Food for thought
When I reviewed Bitter Melon a couple of months ago, much of my criticism had to do with what I consider to be numerous stereotypical elements in the novel. So I was very intrigued by one question in GalleyCat’s interview with Cara Chow.
Q: What stereotypes do you hope to eliminate with Bitter Melon?
A: That’s an interesting question because, on the surface, Bitter Melon appears to perpetuate a stereotype. My protagonist is a straight-A overachiever and her mother is a Tiger Mom. No Asian-American reader could say, ‘Gee, I’ve never met one of those!’ I’m not seeking to eliminate a stereotype because all stereotypes are based on a seed of truth. Rather, I want to flesh out the stereotype in a three-dimensional portrayal that gives dignity and life to my characters and the groups they represent.
I want my readers to identify with my characters and feel compassion for them, regardless of their backgrounds. On a separate yet related subject, I would like to add that I really love the cover of Bitter Melon. It was important to me that the cover treatment was contemporary and non-stereotypical. In addition to being both, the cover is also gorgeous!
I actually think Chow does a great job making readers feel compassion for Frances and her mother. And I’m sure my reaction to Bitter Melon says more about me than it does the book itself. But to make this post all about me (you know, since it’s my blog and all), I really struggle with Asian-American YA fiction dealing with stereotypes, whether the author’s goal is to flesh out the stereotype or not. I suppose, in a way, I’m torn. While I realize the importance of having this kind of story for teens who are struggling through similar situations (or ignorance, discrimination, etc.), another part of me wonders if, since so few books with Asian-American protagonists are published to begin with, it’s more important to have non-stereotypical Asian-American stories. Or do I feel this way because I grew up yonsei (fourth generation) in Hawaii*, while Asian-Americans from other parts of the US feel I’m crazy for thinking this way?

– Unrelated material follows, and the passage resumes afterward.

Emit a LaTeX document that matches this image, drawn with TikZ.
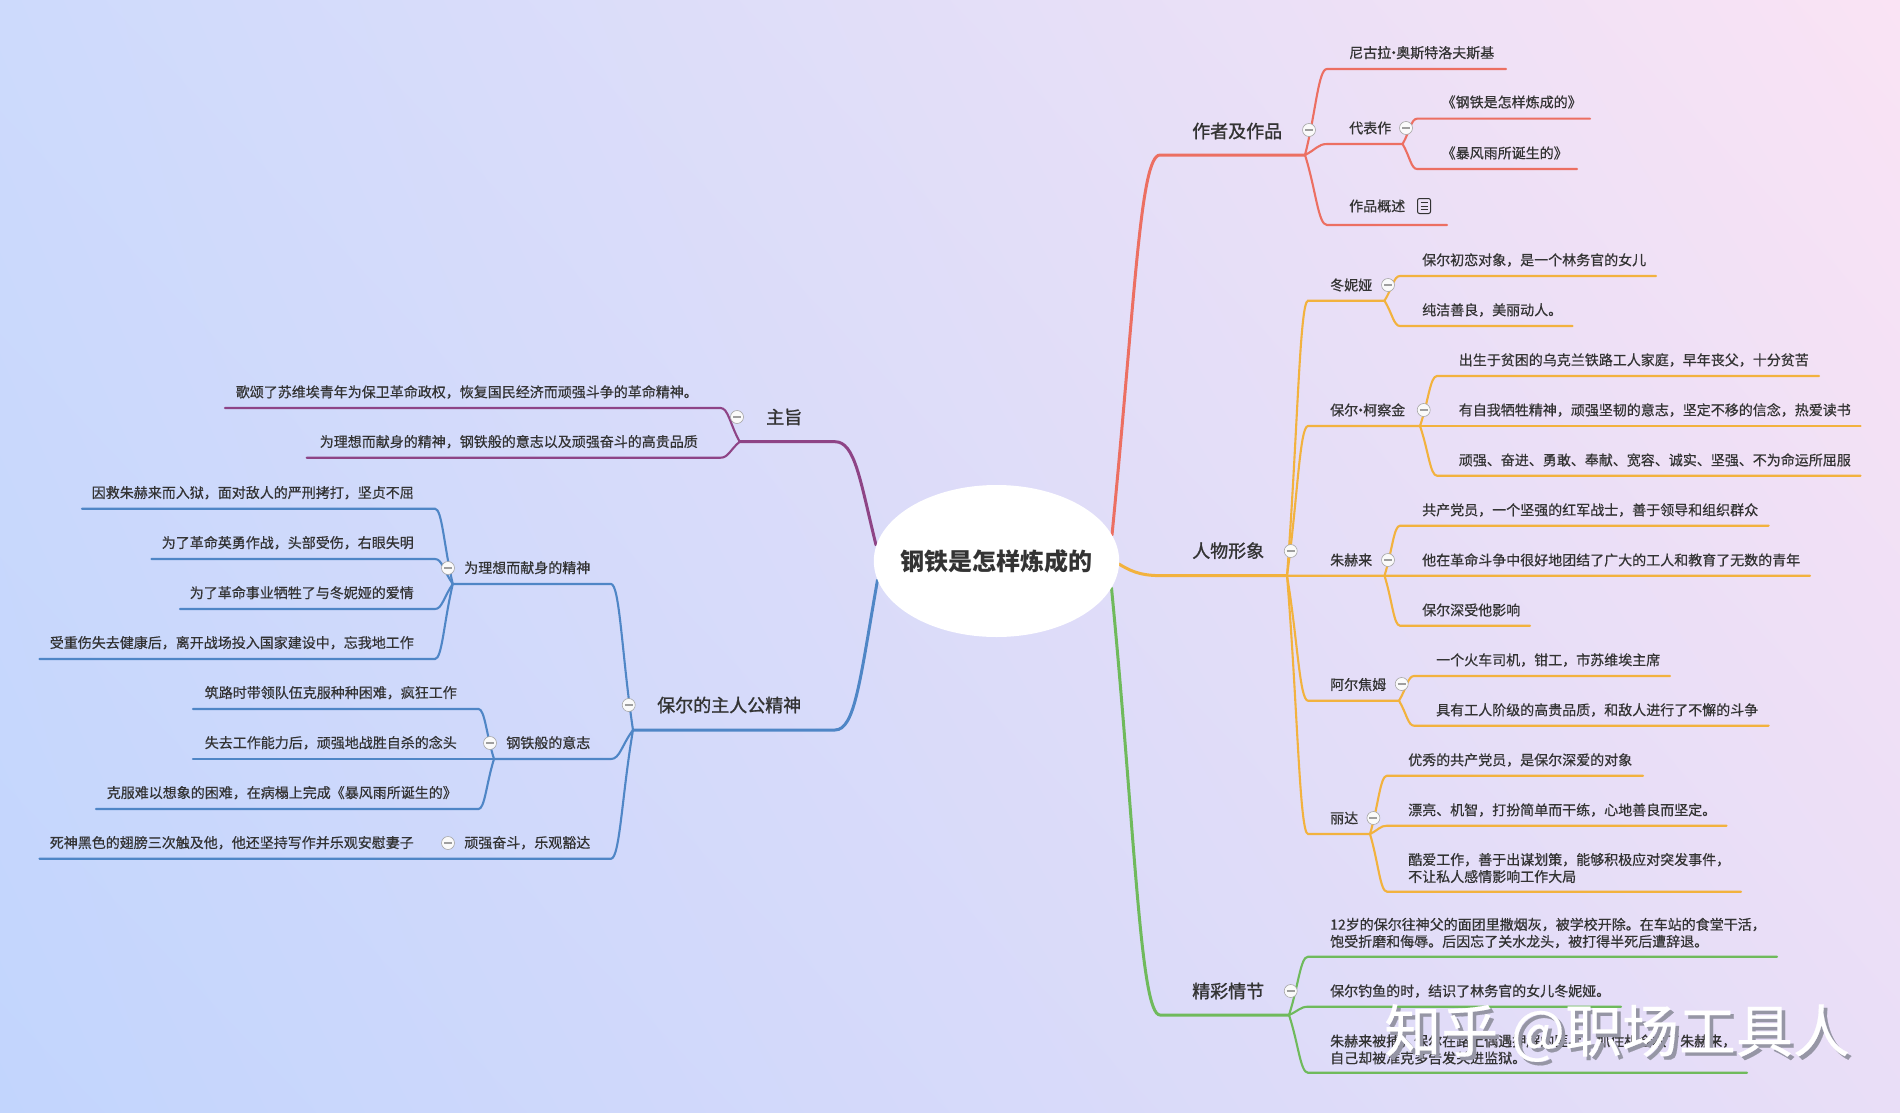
\documentclass[tikz,border=0pt]{standalone}
\usepackage{fontspec}
\setmainfont[FakeBold=0.6]{Noto Sans CJK SC}
\newfontfamily\wmfont[FakeBold=0.3]{Noto Sans CJK SC}
\newfontfamily\topicfont[FakeBold=1.2]{Noto Sans CJK SC}
\newfontfamily\rootfont{Noto Sans CJK SC}
\usetikzlibrary{calc,shadings,shapes.geometric}
\definecolor{cred}{HTML}{EC6F62}
\definecolor{corg}{HTML}{F2B23E}
\definecolor{cgrn}{HTML}{6FBA5C}
\definecolor{cblu}{HTML}{4F86C6}
\definecolor{cpur}{HTML}{8E4486}
\definecolor{ctxt}{HTML}{333333}
\definecolor{bgul}{RGB}{205,218,252}
\definecolor{bgll}{RGB}{194,213,253}
\definecolor{bgur}{RGB}{250,227,244}
\definecolor{bglr}{RGB}{233,222,247}
\definecolor{wmgray}{RGB}{150,150,165}
\newcommand{\nmid}{\kern-4.5pt·\kern-4.5pt}
\tikzset{
  txt/.style={anchor=west,inner sep=0pt,font=\fontsize{14}{17}\selectfont,text=ctxt,align=left},
  txr/.style={anchor=east,inner sep=0pt,font=\fontsize{14}{17}\selectfont,text=ctxt,align=right},
  topic/.style={anchor=west,inner sep=0pt,font=\topicfont\fontsize{18}{22}\selectfont,text=ctxt},
  lr/.style={draw=cred,line width=2.1pt}, lrm/.style={draw=cred,line width=3pt},
  lo/.style={draw=corg,line width=2.1pt}, lom/.style={draw=corg,line width=3pt},
  lg/.style={draw=cgrn,line width=2.1pt}, lgm/.style={draw=cgrn,line width=3pt},
  lb/.style={draw=cblu,line width=2.1pt}, lbm/.style={draw=cblu,line width=3pt},
  lp/.style={draw=cpur,line width=2.1pt}, lpm/.style={draw=cpur,line width=3pt},
  colbtn/.style={circle,draw=gray!70,line width=0.6pt,fill=white!96!gray,minimum size=13pt,inner sep=0pt,
    path picture={\draw[gray!75,line width=1.6pt] (-4,0) -- (4,0);}},
  noteicon/.style={rectangle,rounded corners=2pt,draw=ctxt,line width=1pt,minimum width=13pt,minimum height=15pt,inner sep=0pt,
    path picture={\draw[ctxt,line width=0.9pt] (-3.5,-3.5)--(3.5,-3.5) (-3.5,0)--(3.5,0) (-3.5,3.5)--(3.5,3.5);}}
}
% style, hub, name, corner x, corner y, end x
\newcommand{\brnch}[6]{%
  \coordinate (#3c) at (#4,#5);
  \coordinate (#3e) at (#6,#5);
  \coordinate (tmpa) at ($(#2)!.5!(#3c)$);
  \coordinate (tmpb) at ($(#2)!.6!(#3c)$);
  \draw[#1,line cap=round] (#2) .. controls (tmpa) and (tmpb |- #3c) .. (#3c) -- (#3e);}
\begin{document}
\begin{tikzpicture}[x=1pt,y=-1pt]
\useasboundingbox (0,0) rectangle (1900,1113);
\shade[upper left=bgul,lower left=bgll,upper right=bgur,lower right=bglr]
  (0,0) rectangle (1900,1113);

% hubs
\coordinate (hred) at (1305,155);
\coordinate (horg) at (1287,575.7);
\coordinate (hgrn) at (1289,1015);
\coordinate (hblu) at (633,730);
\coordinate (hpur) at (739.7,441.7);

% main branches
\coordinate (sred) at (1112,535);
\coordinate (sorg) at (1119,564);
\coordinate (sgrn) at (1111.5,588);
\coordinate (sblu) at (877.5,580);
\coordinate (spur) at (876,545);
\coordinate (ared) at (1160,155);
\coordinate (agrn) at (1160,1015);
\coordinate (aorg) at (1165,575.7);
\coordinate (ablu) at (835,730);
\coordinate (apur) at (835,441.7);
\draw[lrm,line cap=round] (sred) .. controls (1135,300) and (1140,155) .. (ared) -- (hred);
\draw[lom,line cap=round] (sorg) .. controls (1135,574) and (1145,575.7) .. (aorg) -- (horg);
\draw[lgm,line cap=round] (sgrn) .. controls (1135,830) and (1140,1015) .. (agrn) -- (hgrn);
\draw[lbm,line cap=round] (sblu) .. controls (860,680) and (855,730) .. (ablu) -- (hblu);
\draw[lpm,line cap=round] (spur) .. controls (860,480) and (855,441.7) .. (apur) -- (hpur);

\node[ellipse,fill=white,minimum width=245.4pt,minimum height=152pt,inner sep=0pt] (root) at (996.5,561) {};
\node[inner sep=0pt,font=\rootfont\bfseries\fontsize{24}{28}\selectfont,text=ctxt] (rootlabel) at (root.center) {钢铁是怎样炼成的};

% ---- red
\node[topic] (t1) at (1192,131) {作者及作品};
\brnch{lr}{hred}{r1}{1327}{69}{1506}
\node[txt] (r1t) at (1349,52.7) {尼古拉\nmid 奥斯特洛夫斯基};
\brnch{lr}{hred}{r2}{1327}{144}{1402.6}
\node[txt] (r2t) at (1349,128) {代表作};
\brnch{lr}{r2e}{r21}{1417}{118.7}{1590}
\node[txt] (r21t) at (1441.5,102) {《钢铁是怎样炼成的》};
\brnch{lr}{r2e}{r22}{1417}{169}{1577}
\node[txt] (r22t) at (1441.5,153) {《暴风雨所诞生的》};
\brnch{lr}{hred}{r3}{1327}{225}{1447}
\node[txt] (r3t) at (1349,206) {作品概述};
\node[noteicon] (r3i) at (1424,206) {};

% ---- orange
\node[topic] (t2) at (1192,550.7) {人物形象};
\brnch{lo}{horg}{o1}{1308}{300.7}{1384.5}
\node[txt] (o1t) at (1330,285) {冬妮娅};
\brnch{lo}{o1e}{o11}{1400}{276}{1656}
\node[txt] (o11t) at (1422,260) {保尔初恋对象，是一个林务官的女儿};
\brnch{lo}{o1e}{o12}{1400}{326}{1572.5}
\node[txt] (o12t) at (1422,310) {纯洁善良，美丽动人。};
\brnch{lo}{horg}{o2}{1308}{426}{1420}
\node[txt] (o2t) at (1330,410) {保尔\nmid 柯察金};
\brnch{lo}{o2e}{o21}{1437}{376}{1819}
\node[txt] (o21t) at (1458.6,360) {出生于贫困的乌克兰铁路工人家庭，早年丧父，十分贫苦};
\brnch{lo}{o2e}{o22}{1437}{426}{1860.5}
\node[txt] (o22t) at (1458.6,410) {有自我牺牲精神，顽强坚韧的意志，坚定不移的信念，热爱读书};
\brnch{lo}{o2e}{o23}{1437}{475.7}{1860.5}
\node[txt] (o23t) at (1458.6,460) {顽强、奋进、勇敢、奉献、宽容、诚实、坚强、不为命运所屈服};
\brnch{lo}{horg}{o3}{1308}{575.7}{1384.5}
\node[txt] (o3t) at (1330,560) {朱赫来};
\brnch{lo}{o3e}{o31}{1400}{525.7}{1768.7}
\node[txt] (o31t) at (1422,510) {共产党员，一个坚强的红军战士，善于领导和组织群众};
\brnch{lo}{o3e}{o32}{1400}{575.7}{1810}
\node[txt] (o32t) at (1422,560) {他在革命斗争中很好地团结了广大的工人和教育了无数的青年};
\brnch{lo}{o3e}{o33}{1400}{625.7}{1530}
\node[txt] (o33t) at (1422,610) {保尔深受他影响};
\brnch{lo}{horg}{o4}{1308}{700.7}{1399}
\node[txt] (o4t) at (1330,684.5) {阿尔焦姆};
\brnch{lo}{o4e}{o41}{1414}{676}{1670}
\node[txt] (o41t) at (1436,660) {一个火车司机，钳工，市苏维埃主席};
\brnch{lo}{o4e}{o42}{1414}{725.7}{1768.7}
\node[txt] (o42t) at (1436,710) {具有工人阶级的高贵品质，和敌人进行了不懈的斗争};
\brnch{lo}{horg}{o5}{1308}{834}{1370}
\node[txt] (o5t) at (1330,818) {丽达};
\brnch{lo}{o5e}{o51}{1387}{775.7}{1643}
\node[txt] (o51t) at (1408,760) {优秀的共产党员，是保尔深爱的对象};
\brnch{lo}{o5e}{o52}{1387}{825.7}{1726.6}
\node[txt] (o52t) at (1408,810) {漂亮、机智，打扮简单而干练，心地善良而坚定。};
\brnch{lo}{o5e}{o53}{1387}{891.7}{1741}
\node[txt] (o53t) at (1408,868) {酷爱工作，善于出谋划策，能够积极应对突发事件，\\不让私人感情影响工作大局};

% ---- green
\node[topic] (t3) at (1192,991) {精彩情节};
\brnch{lg}{hgrn}{g1}{1308}{956.7}{1777}
\node[txt] (g1t) at (1330,933) {12岁的保尔往神父的面团里撒烟灰，被学校开除。在车站的食堂干活，\\饱受折磨和侮辱。后因忘了关水龙头，被打得半死后遭辞退。};
\brnch{lg}{hgrn}{g2}{1308}{1006.7}{1621}
\node[txt] (g2t) at (1330,991) {保尔钓鱼的时，结识了林务官的女儿冬妮娅。};
\brnch{lg}{hgrn}{g3}{1308}{1072.7}{1747}
\node[txt] (g3t) at (1330,1049.5) {朱赫来被捕，保尔在路上偶遇押解的匪兵，抓住机会救了朱赫来，\\自己却被准克多告发关进监狱。};

% ---- purple
\node[topic] (t4) at (766,417) {主旨};
\brnch{lp}{hpur}{p1}{720.6}{408}{225}
\node[txr] (p1t) at (698,392) {歌颂了苏维埃青年为保卫革命政权，恢复国民经济而顽强斗争的革命精神。};
\brnch{lp}{hpur}{p2}{720.6}{457.7}{306.6}
\node[txr] (p2t) at (698,441.7) {为理想而献身的精神，钢铁般的意志以及顽强奋斗的高贵品质};

% ---- blue
\node[topic] (t5) at (657,705) {保尔的主人公精神};
\brnch{lb}{hblu}{b1l}{611}{584}{452.8}
\node[txr] (b1lt) at (590.5,567.7) {为理想而献身的精神};
\brnch{lb}{b1le}{b11l}{435}{508.7}{82}
\node[txr] (b11t) at (414,492.7) {因救朱赫来而入狱，面对敌人的严刑拷打，坚贞不屈};
\brnch{lb}{b1le}{b12l}{435}{559}{151.5}
\node[txr] (b12t) at (414,542.7) {为了革命英勇作战，头部受伤，右眼失明};
\brnch{lb}{b1le}{b13l}{435}{609}{180}
\node[txr] (b13t) at (414,592.7) {为了革命事业牺牲了与冬妮娅的爱情};
\brnch{lb}{b1le}{b14l}{435}{659}{39.5}
\node[txr] (b14t) at (414,642.7) {受重伤失去健康后，离开战场投入国家建设中，忘我地工作};
\brnch{lb}{hblu}{b2l}{611}{759}{494}
\node[txr] (b2lt) at (590.5,742.7) {钢铁般的意志};
\brnch{lb}{b2le}{b21l}{478.5}{709}{193}
\node[txr] (b21t) at (457,692.7) {筑路时带领队伍克服种种困难，疯狂工作};
\brnch{lb}{b2le}{b22l}{478.5}{759}{193}
\node[txr] (b22t) at (457,742.7) {失去工作能力后，顽强地战胜自杀的念头};
\brnch{lb}{b2le}{b23l}{478.5}{809}{96}
\node[txr] (b23t) at (457,792.7) {克服难以想象的困难，在病榻上完成《暴风雨所诞生的》};
\brnch{lb}{hblu}{b3l}{611}{858.7}{39.5}
\node[txr] (b3lt) at (590.5,842.7) {顽强奋斗，乐观豁达};
\node[txr] (b31t) at (414,842.7) {死神黑色的翅膀三次触及他，他还坚持写作并乐观安慰妻子};

% ---- collapse buttons (above the branches)
\node[colbtn] (b1) at (1309,130) {};
\node[colbtn] (b2) at (1406,128) {};
\node[colbtn] (b3) at (1290.7,551) {};
\node[colbtn] (b4) at (1388,285) {};
\node[colbtn] (b5) at (1423.7,410) {};
\node[colbtn] (b6) at (1388,560) {};
\node[colbtn] (b7) at (1401.7,684) {};
\node[colbtn] (b8) at (1373.4,818) {};
\node[colbtn] (b9) at (1290.7,991) {};
\node[colbtn] (b10) at (737,417) {};
\node[colbtn] (b11) at (628.7,705) {};
\node[colbtn] (b12) at (448,568) {};
\node[colbtn] (b13) at (490,743) {};
\node[colbtn] (b14) at (448,843) {};

% ---- watermark
\node[anchor=west,inner sep=0pt,font=\wmfont\fontsize{57}{62}\selectfont,text=wmgray] (wms) at (1387.5,1036.5) {知乎 @职场工具人};
\node[anchor=west,inner sep=0pt,font=\wmfont\fontsize{57}{62}\selectfont,text=white] (wm) at (1384,1033) {知乎 @职场工具人};
\end{tikzpicture}
\end{document}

* The footnotes to the Yonsei article on Wikipedia links to Jon Okamura’s Ethnicity and Inequality in Hawaii in Google Books for a longer discussion of yonsei in Hawaii (scroll up a bit to start chapter 6, which is relevant; the yonsei part is on the next page, p. 126. I didn’t study sociology and haven’t read the entire book so will not agree with or critique Okamura’s assertions, but my family history largely fits with the generational descriptions in the first paragraph of the “Limited Identity Construction” section.). The Wikipedia article refers exclusively to Japanese-Americans, but the Center for Okinawan Studies at UH uses the same generational terms in its “Okinawans in Hawaii” section.